Indirect investments, in excess of XPF 50 million, by companies other than mining or metallurgical companies to investment programmes in various emerging sectors that benefit from a government agreement may benefit from a 45 to 60 % tax rebate provided the investor commits to waive to the project company a portion (55% to 75%) of the rebate determined by reference to the time the investment is retained. The tax rebate cannot be applied to more than 70% of the income tax payable but can be carried forward over four years. The amount of the waivor is not tax deductible.

As of January 1, 1991, subject to prior agreement, profit realized by a corporation in the sector of hostelry and tourism is exempt from income tax for 15 to 20 years. There are further incentives in the form of subsidies obtained by application to the Investment Code Authority. In certain cases these may amount to as much as 40% of the total funds required.

Withholding taxes

Impôt sur le revenu des valeurs mobilières (IRVM) : IRVM is a withholding tax that is applicable to dividends, debenture interest, director’s fees, and branch net income that is deemed distributed. The IRVM standard rate is 16%, including all local taxes, for dividends in cash. The definition of dividends includes all forms of distribution of unappropriated profits. Some rebates apply on tax rate in case dividend is reinvested in capital of a Caledonian company.
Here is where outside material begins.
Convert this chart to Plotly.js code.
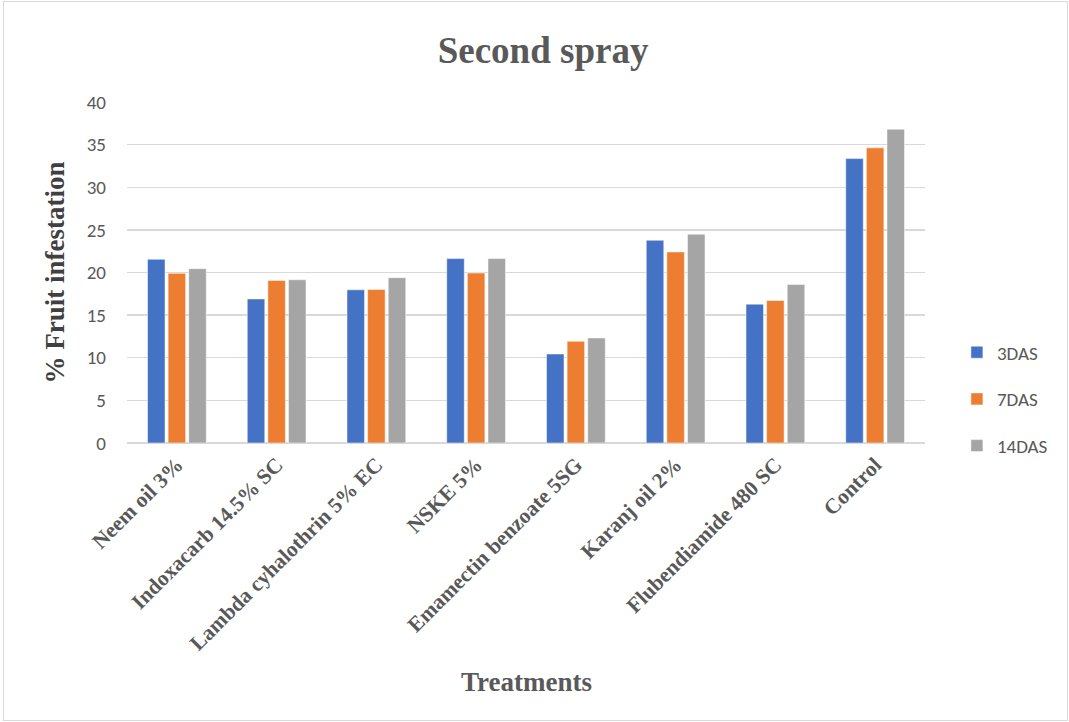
<!DOCTYPE html>
<html><head><meta charset="utf-8">
<script src="https://cdn.plot.ly/plotly-3.0.1.min.js"></script>
<style>html,body{margin:0;padding:0;background:#fff}#wrap{position:absolute;left:3px;top:1px;width:1063px;height:718px;border:1px solid #d9d9d9}#chart{position:absolute;left:0;top:0;width:1069px;height:722px}</style>
</head><body><div id="wrap"></div><div id="chart"></div>
<script>
const categories = ["Neem oil 3%", "Indoxacarb 14.5% SC", "Lambda cyhalothrin 5% EC", "NSKE 5%", "Emamectin benzoate 5SG", "Karanj oil 2%", "Flubendiamide 480 SC", "Control"];
const das3 = [21.55, 16.9, 17.97, 21.63, 10.44, 23.78, 16.29, 33.36];
const das7 = [19.9, 19.07, 18.01, 19.94, 11.93, 22.41, 16.72, 34.62];
const das14 = [20.45, 19.15, 19.39, 21.63, 12.32, 24.49, 18.6, 36.81];
const seriesNames = ["3DAS", "7DAS", "14DAS"];
const colors = ["#4472c4", "#ed7d31", "#a5a5a5"];
const yTicks = [0, 5, 10, 15, 20, 25, 30, 35, 40];

const serif = "Liberation Serif, Times New Roman, serif";
const sans = "Carlito, Liberation Sans, Arial, sans-serif";
const traces = [das3, das7, das14].map((v, i) => ({
  type: "bar", x: categories, y: v, name: seriesNames[i],
  marker: {color: colors[i], line: {color: "#ffffff", width: 0.5}},
  legendgroup: "g" + i
}));
const layout = {
  width: 1069, height: 722,
  paper_bgcolor: "rgba(0,0,0,0)", plot_bgcolor: "#fff",
  margin: {l: 127, r: 144, t: 102, b: 279},
  barmode: "group", bargap: 0.38, bargroupgap: 0.15,
  title: {text: "<b>Second spray</b>", x: 0.508, xanchor: "center", y: 0.93, yanchor: "middle",
    font: {family: serif, size: 37, color: "#595959"}},
  xaxis: {tickangle: -45, tickfont: {family: serif, size: 21.5, color: "#595959", weight: "bold"},
    showgrid: false, showline: false, ticks: "", automargin: false, ticklabelstandoff: 4},
  yaxis: {range: [0, 40], tickvals: yTicks, ticktext: yTicks.map(String),
    tickfont: {family: sans, size: 19, color: "#595959"},
    gridcolor: "#d9d9d9", gridwidth: 1.3, zeroline: true, zerolinecolor: "#d9d9d9", zerolinewidth: 1.3,
    showline: false, ticks: "", ticklabelstandoff: 20, automargin: false,
    title: {text: "<b>% Fruit infestation</b>", font: {family: serif, size: 27, color: "#404040"}, standoff: 14}},
  annotations: [{text: "<b>Treatments</b>", xref: "paper", yref: "paper", x: 0.5, y: (443 - 682) / 341,
    xanchor: "center", yanchor: "middle", showarrow: false, font: {family: serif, size: 27, color: "#595959"}}],
  legend: {x: 1.04, xanchor: "left", y: 0.128, yanchor: "middle", font: {family: sans, size: 19, color: "#595959"},
    tracegroupgap: 19, itemwidth: 30, bgcolor: "rgba(0,0,0,0)"},
  font: {family: sans}
};
Plotly.newPlot("chart", traces, layout, {displayModeBar: false, staticPlot: true});
</script>
</body></html>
Dividends paid by a Caledonian company subject to corporate income tax to another Caledonian company subject to corporate income tax are not taxable.

Distributions will also encounter CCS, at a standard rate of 2% (5% to non-resident companies).

Tax treaties - The only tax treaty is with Metropolitan France, of which New Caledonia is a ‘Territoire’. Under this treaty dividends are taxable at source at the maximum rates of 5% and 15%, depending on whether the recipient is a corporation (not a partnership) or an individual, respectively. Royalties are taxed at up to 10%. Interest is not subject to withholding in the state of source.

Tax administration

Returns - The taxable year is the fiscal year, as elected by the company. This is generally the calendar year. Corporate tax returns must be filed within 120 days from the end of the fiscal year. The tax amount is self-assessed.

Payment of tax - Companies are required to pay tax in three instalments. The first two instalments are payable by the end of the seventh and eleventh months during the financial year, and are calculated on the basis of one-third of the tax paid for the previous year. The balance is payable four months after the balance sheet date.